The US is not isolationist unless that term has no meaning whatsoever. Disengaged? I repeat myself: For fuck sake! What does that mean?
This came up during my Trident Juncture junket, and I just could not stand it. No, the US is not the dominant force in this effort, but it is involved. The goal is getting all of the NATO countries to interoperate. If there are too many Americans, then the other allies will have fewer opportunities to learn from each other. Instead, they would just learn to play with the Americans. That is handy, but not the only way to be a multilateral effort.
Perhaps people think the US needs to engaged in bigger wars. Ok, to what end? What did we learn from the past 15 years?
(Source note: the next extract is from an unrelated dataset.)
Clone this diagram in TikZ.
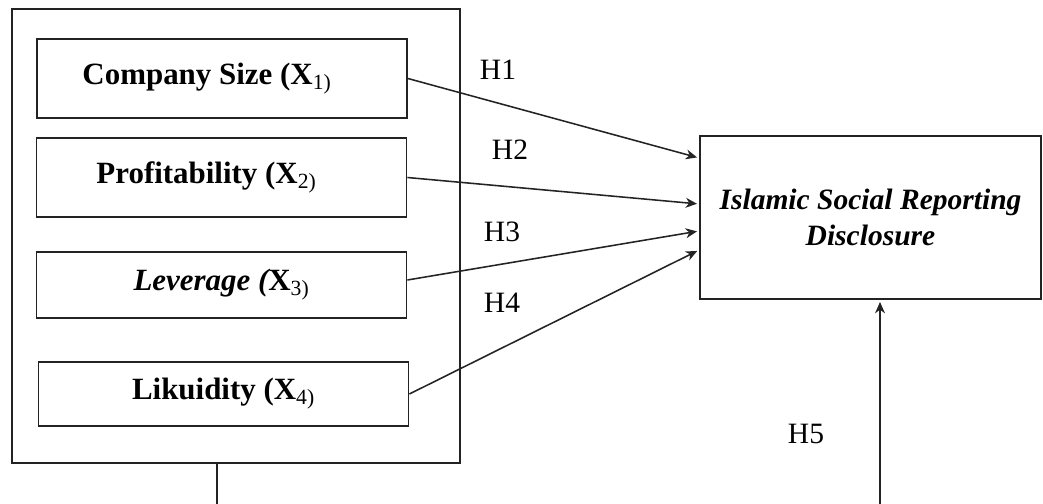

Or, another way to ask this question is: what is the normal American stance? Starting from post-Vietnam, the normal stance before 9-11 was not war. Sure, an occasional short war against an easy opponent (Grenada, Panama, Iraq 1991), a few peacekeeping missions (Bosnia, Kosovo) and two freaking disasters (Lebanon, Somalia) that were supposed to be humanitarian efforts, but the steady state was a state of not war. Did we call the US disengaged in the 1980s when Reagan ran away from Lebanon? Did we call the US disengaged when Bush 41 didn't take Baghdad? Did we call the US disengaged when it only intervened in Bosnia and not Rwanda?
How did we get to the point where choosing to lessen US involvement in counter-insurgency campaigns (at which the US, frankly, sucks) = disengagement?
All I can say is: for fuck sake, the US is plenty engaged. One can argue that the various engagements are going well or poorly, can be done better or worse, but, for fuck sake, the US is not disengaged.
2 comments:
How about that those variables/concepts are meaningless/impossible to objectively measure? You don't need to quantify everything but as a concept it is pretty worthless to explaining if we can't take even a remote stab at operationalizing it.
Keep in mind that many of the folks crying "disengagement!" are American (Republican) politicians who would disagree with Obama if he called the sky blue. Never listen to politicians.
On the other hand, if there are others spouting this nonsense, that's crazy talk. It's just that I expect crazy talk from people who are campaigning.